### Goal of the exercise
Repeat exactly, and only, the lines from the one that contains "Write a Python script that recreates this chart with Plotly." to the one that contains "import plotly.graph_objects as go", both ends included. Omit every picture.
· · · · · · ·
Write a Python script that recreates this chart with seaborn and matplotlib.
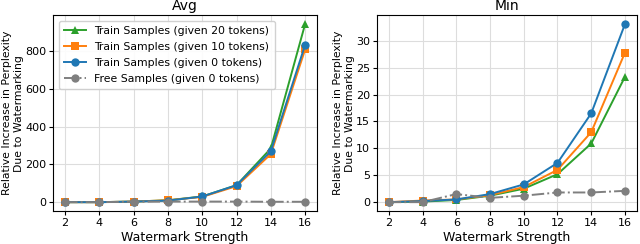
import matplotlib
matplotlib.use("Agg")
import matplotlib.pyplot as plt
import pandas as pd
import seaborn as sns

STRENGTH = [2, 4, 6, 8, 10, 12, 14, 16]
SERIES = [
    "Train Samples (given 20 tokens)",
    "Train Samples (given 10 tokens)",
    "Train Samples (given 0 tokens)",
    "Free Samples (given 0 tokens)",
]
COLORS = ["#2ca02c", "#ff7f0e", "#1f77b4", "#7f7f7f"]
MARKERS = ["^", "s", "o", "o"]
DASHES = ["-", "-", "-", "-."]

AVG_TRAIN_20 = [0, 0, 3, 10, 30, 90, 285, 945]
AVG_TRAIN_10 = [0, 0, 3, 10, 28, 85, 255, 810]
AVG_TRAIN_0 = [0, 0, 3, 8, 30, 90, 270, 835]
AVG_FREE = [0, 0, 2, 3, 3, 3, 2, 2]

MIN_TRAIN_20 = [0, 0.1, 0.4, 1.2, 2.5, 5.2, 10.9, 23.3]
MIN_TRAIN_10 = [0, 0.3, 0.5, 1.3, 2.8, 6.0, 13.0, 27.8]
MIN_TRAIN_0 = [0, 0.2, 0.5, 1.5, 3.3, 7.3, 16.5, 33.1]
MIN_FREE = [0, 0, 1.5, 0.8, 1.2, 1.8, 1.8, 2.1]


def make_frame(values_list):
    rows = []
    for name, values in zip(SERIES, values_list):
        for x, y in zip(STRENGTH, values):
            rows.append({"strength": x, "value": y, "series": name})
    return pd.DataFrame(rows)


def draw_panel(ax, df, title, legend):
    for name, color, marker, ls in zip(SERIES, COLORS, MARKERS, DASHES):
        sub = df[df["series"] == name]
        sns.lineplot(
            data=sub, x="strength", y="value", ax=ax, color=color,
            marker=marker, markersize=6, markeredgewidth=0, linewidth=1.4,
            linestyle=ls, label=name if legend else None, legend=False,
        )
    ax.set_title(title, fontsize=10, pad=4)
    ax.set_xlabel("Watermark Strength", fontsize=9, labelpad=2)
    ax.set_ylabel("Relative Increase in Perplexity\nDue to Watermarking", fontsize=7.8, labelpad=1)
    ax.set_xticks(STRENGTH)
    ax.tick_params(labelsize=8, pad=2, length=3)
    ax.grid(True, color="#dddddd", linewidth=0.8)
    ax.set_axisbelow(True)
    if legend:
        ax.legend(fontsize=7.8, loc="upper left", handlelength=2, borderpad=0.5,
                  labelspacing=0.55, framealpha=0.9)


avg_df = make_frame([AVG_TRAIN_20, AVG_TRAIN_10, AVG_TRAIN_0, AVG_FREE])
min_df = make_frame([MIN_TRAIN_20, MIN_TRAIN_10, MIN_TRAIN_0, MIN_FREE])

fig = plt.figure(figsize=(6.4, 2.44), dpi=100)
ax1 = fig.add_axes([0.083, 0.135, 0.4125, 0.803])
ax2 = fig.add_axes([0.589, 0.135, 0.406, 0.803])

draw_panel(ax1, avg_df, "Avg", True)
draw_panel(ax2, min_df, "Min", False)
ax1.set_yticks([0, 200, 400, 600, 800])
ax2.set_yticks([0, 5, 10, 15, 20, 25, 30])

fig.savefig("out.png", dpi=100)
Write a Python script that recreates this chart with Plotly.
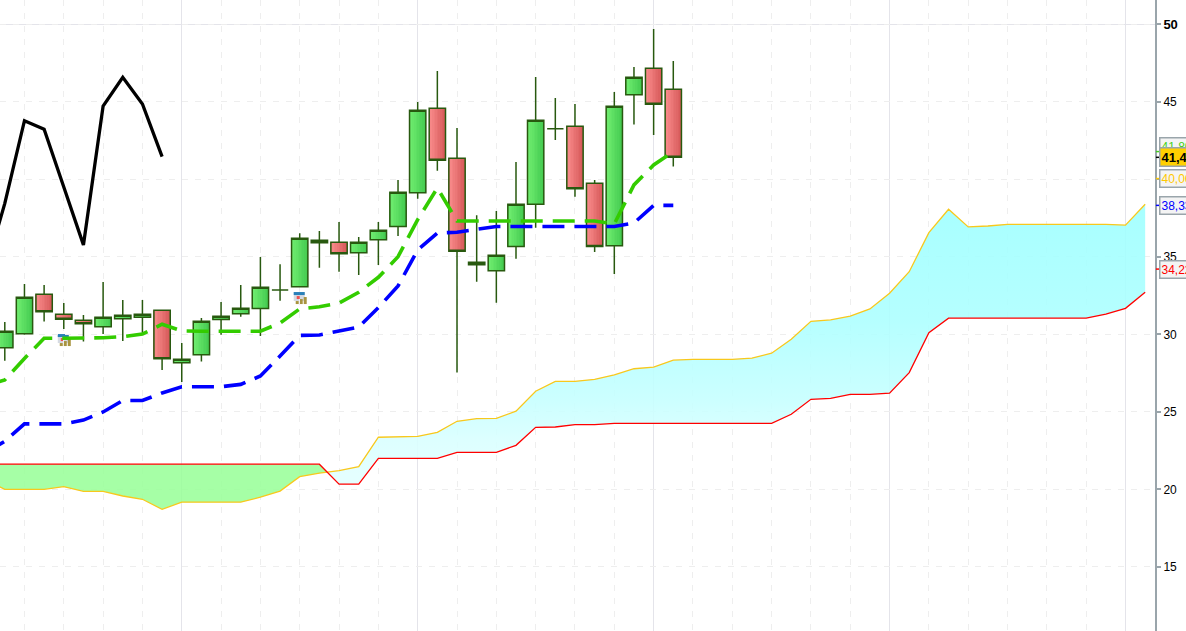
import plotly.graph_objects as go

candle_x = list(range(35))
opens = [29.15,30.05,32.59,31.30,30.92,30.50,31.02,31.11,31.56,28.18,28.70,30.96,31.34,31.67,32.87,33.08,35.92,35.95,35.28,36.12,36.96,39.15,44.59,41.37,34.50,34.12,35.67,38.40,43.28,43.43,39.76,35.73,45.47,47.17,45.82]
highs = [30.81,33.26,33.19,32.03,31.26,33.39,32.23,32.23,31.56,29.45,31.06,32.10,33.19,35.00,34.53,36.53,36.68,37.26,36.29,37.26,39.97,45.00,47.00,43.32,37.69,37.97,41.13,46.61,45.26,44.87,39.97,45.65,47.26,49.71,47.65]
lows = [28.31,29.99,30.83,30.36,29.54,30.03,29.58,29.97,27.71,26.94,28.25,29.99,31.15,29.90,32.18,33.08,34.31,34.05,33.84,34.48,36.36,38.76,40.57,27.54,33.41,32.05,34.89,36.89,42.55,38.89,35.32,33.90,43.54,42.87,40.83]
closes = [30.21,32.40,31.47,30.98,30.70,31.11,31.24,31.30,28.44,28.40,30.85,31.18,31.69,33.05,32.87,36.21,36.08,35.21,35.95,36.72,39.17,44.46,41.24,35.37,34.66,35.11,38.40,43.82,43.28,39.41,35.67,44.72,46.59,44.85,41.43]

green_x = list(range(-1, 35))
green_line = [26.68,27.07,28.45,29.76,29.76,29.76,29.79,29.86,30.03,30.66,30.23,30.21,30.21,30.21,30.21,30.74,31.65,31.79,32.03,32.72,33.69,35.02,37.41,39.45,37.32,37.32,37.32,37.32,37.32,37.32,37.32,37.32,37.13,39.65,40.94,41.80]
blue_line = [22.36,23.11,24.23,24.23,24.23,24.48,25.00,25.74,25.74,26.23,26.63,26.63,26.63,26.78,27.32,28.61,29.94,29.97,30.23,30.48,31.73,33.13,35.45,36.55,36.60,36.77,36.97,36.97,36.97,36.97,36.97,36.97,36.97,37.19,38.33,38.33]

black_x = list(range(-1, 9))
black_line = [34.03,38.46,43.79,43.24,39.52,35.78,44.74,46.59,44.87,41.47]

cloud_x = list(range(-1, 59))
cloud_a = [20.61,20.01,20.01,20.01,20.18,19.88,19.88,19.58,19.37,18.72,19.18,19.18,19.18,19.18,19.50,19.90,20.83,21.05,21.21,21.47,23.37,23.39,23.43,23.69,24.40,24.57,24.59,25.05,26.34,26.98,26.98,27.11,27.39,27.79,27.90,28.34,28.40,28.40,28.40,28.48,28.79,29.69,30.85,30.94,31.19,31.65,32.66,34.05,36.57,38.08,36.94,37.00,37.11,37.11,37.11,37.11,37.11,37.11,37.05,38.40]
cloud_b = [21.63,21.63,21.63,21.63,21.63,21.63,21.63,21.63,21.63,21.63,21.63,21.63,21.63,21.63,21.63,21.63,21.63,21.63,20.34,20.34,22.01,22.01,22.01,22.01,22.40,22.40,22.40,22.85,24.01,24.03,24.18,24.18,24.27,24.27,24.27,24.27,24.27,24.27,24.27,24.27,24.27,24.85,25.82,25.88,26.14,26.14,26.21,27.54,30.12,31.05,31.05,31.05,31.05,31.05,31.05,31.05,31.05,31.32,31.69,32.72]

y_ticks = [15, 20, 25, 30, 35, 40, 45, 50]
y_tick_text = ["15", "20", "25", "30", "35", "", "45", "<b><span style='font-size:13px'>50</span></b>"]

tag_values = [41.80, 40.06, 38.33, 34.22, 41.43]
tag_texts = ["41,80", "40,06", "38,33", "34,22", "<b>41,43</b>"]
tag_colors = ["#45d020", "#ffc800", "#0000ff", "#ff0000", "#000000"]
tag_shifts = [5, 0, 0, 0, 0]

event_x = [3, 15]
event_y = [29.77, 32.48]

AXIS = "#9aa5ab"
WICK = "#28590f"
SLICES = 10
BODY = 0.83


def mix(c0, c1, t):
    return "rgb(%d,%d,%d)" % tuple(round(a + (b - a) * t) for a, b in zip(c0, c1))


fig = go.Figure()

# gradient candle bodies
for k in range(SLICES):
    t = k / (SLICES - 1)
    up = mix((112, 238, 112), (70, 204, 82), t)
    down = mix((250, 140, 140), (216, 92, 92), t)
    fig.add_trace(go.Bar(
        x=candle_x,
        y=[abs(c - o) for o, c in zip(opens, closes)],
        base=[min(o, c) for o, c in zip(opens, closes)],
        width=BODY / SLICES + 0.006,
        offset=-BODY / 2 + k * BODY / SLICES,
        marker=dict(color=[up if c >= o else down for o, c in zip(opens, closes)], line=dict(width=0)),
        hoverinfo="skip",
    ))

fig.add_trace(go.Candlestick(
    x=candle_x, open=opens, high=highs, low=lows, close=closes,
    increasing=dict(line=dict(color=WICK, width=1.5), fillcolor="rgba(0,0,0,0)"),
    decreasing=dict(line=dict(color=WICK, width=1.5), fillcolor="rgba(0,0,0,0)"),
    whiskerwidth=0,
))

# cloud: split where the two spans cross
cross = next(i for i in range(len(cloud_x) - 1)
             if (cloud_a[i] - cloud_b[i]) * (cloud_a[i + 1] - cloud_b[i + 1]) < 0)
d0 = cloud_b[cross] - cloud_a[cross]
d1 = cloud_a[cross + 1] - cloud_b[cross + 1]
frac = d0 / (d0 + d1)
cx = cloud_x[cross] + frac
cy = cloud_a[cross] + frac * (cloud_a[cross + 1] - cloud_a[cross])

fig.add_trace(go.Scatter(
    x=cloud_x[:cross + 1] + [cx] + cloud_x[:cross + 1][::-1],
    y=cloud_a[:cross + 1] + [cy] + cloud_b[:cross + 1][::-1],
    fill="toself", fillcolor="rgba(150,255,150,0.85)", mode="none", hoverinfo="skip",
))
fig.add_trace(go.Scatter(
    x=[cx] + cloud_x[cross + 1:] + cloud_x[cross + 1:][::-1],
    y=[cy] + cloud_a[cross + 1:] + cloud_b[cross + 1:][::-1],
    fill="toself", mode="none", hoverinfo="skip",
    fillgradient=dict(type="vertical",
                      colorscale=[[0, "rgba(225,255,255,0.9)"], [0.126, "rgba(217,255,255,0.9)"],
                                  [0.276, "rgba(198,255,255,0.9)"], [0.57, "rgba(173,255,255,0.9)"],
                                  [1, "rgba(158,255,255,0.9)"]],
                      start=21.0, stop=38.4),
))
fig.add_trace(go.Scatter(x=cloud_x, y=cloud_a, mode="lines", line=dict(color="#f8c81c", width=1.3)))
fig.add_trace(go.Scatter(x=cloud_x, y=cloud_b, mode="lines", line=dict(color="#ff0000", width=1.3)))

fig.add_trace(go.Scatter(x=black_x, y=black_line, mode="lines", line=dict(color="#000000", width=3.3)))
fig.add_trace(go.Scatter(x=green_x, y=green_line, mode="lines",
                         line=dict(color="#33cc00", width=3.6, dash="22px,10px")))
fig.add_trace(go.Scatter(x=green_x, y=blue_line, mode="lines",
                         line=dict(color="#0000ff", width=3.6, dash="22px,10px")))

shapes = [dict(type="line", xref="paper", x0=0, x1=1, yref="y", y0=50, y1=50,
               line=dict(color="#e4e4ea", width=1), layer="below")]


def px_rect(x, y, x0, x1, y0, y1, color):
    return dict(type="rect", xref="x", yref="y", xsizemode="pixel", ysizemode="pixel",
                xanchor=x, yanchor=y, x0=x0, x1=x1, y0=y0, y1=y1,
                fillcolor=color, line=dict(width=0), layer="below")


for x, y in zip(event_x, event_y):
    shapes += [
        px_rect(x, y, -6, 5, -5, 4, "#d5dae2"),
        px_rect(x, y, -6, 5, 1, 4, "#2a80b9"),
        px_rect(x, y, -3, 0, -3, 0, "#f05050"),
        px_rect(x, y, -4, -1, -8, -5, "#a89440"),
        px_rect(x, y, 0, 3, -8, -3, "#a89440"),
        px_rect(x, y, 4, 7, -8, -1, "#a89440"),
    ]

for v, c in zip(tag_values, tag_colors):
    shapes.append(dict(type="line", xref="paper", yref="y", x0=1.0008, x1=1.0045, y0=v, y1=v,
                       line=dict(color=c, width=1.5), layer="above"))

annotations = []
for v, t, c, s in zip(tag_values, tag_texts, tag_colors, tag_shifts):
    bold = t.startswith("<b>")
    annotations.append(dict(
        xref="paper", yref="y", x=1.0036, y=v, yshift=s, text=t, showarrow=False,
        xanchor="left", yanchor="middle", align="left",
        font=dict(family="Liberation Sans, Arial, sans-serif", size=13 if bold else 12, color=c),
        bgcolor="#ffd000" if bold else "#f4f4f4", bordercolor=AXIS, borderwidth=1.5, borderpad=1,
    ))

fig.update_layout(
    width=1186, height=631,
    margin=dict(l=0, r=31, t=0, b=0),
    paper_bgcolor="#ffffff", plot_bgcolor="#ffffff",
    showlegend=False, barmode="overlay", boxgap=0.17, boxgroupgap=0,
    shapes=shapes, annotations=annotations,
    xaxis=dict(
        range=[-0.244, 58.5], rangeslider=dict(visible=False), showticklabels=False, ticks="",
        zeroline=False, showline=False, tick0=9, dtick=12,
        showgrid=True, gridcolor="#e4e4ea", gridwidth=1,
        minor=dict(tick0=1, dtick=2, showgrid=True, gridcolor="#eeeeee", gridwidth=1,
                   griddash="6px,7px", ticks=""),
    ),
    yaxis=dict(
        side="right", range=[10.87, 51.58], tickmode="array", tickvals=y_ticks, ticktext=y_tick_text,
        showgrid=True, gridcolor="#eeeeee", gridwidth=1, griddash="6px,7px", zeroline=False,
        showline=True, linecolor=AXIS, linewidth=2, ticks="outside", ticklen=4, tickcolor=AXIS,
        tickwidth=1.5, tickfont=dict(family="Liberation Sans, Arial, sans-serif", size=12, color="#000000"),
    ),
)

fig.write_html("out.html", post_script="document.body.style.margin='0';document.documentElement.style.overflow='hidden';",
               config={"displayModeBar": False})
· · · · · · ·
### Expected answer
Write a Python script that recreates this chart with Plotly.
import plotly.graph_objects as go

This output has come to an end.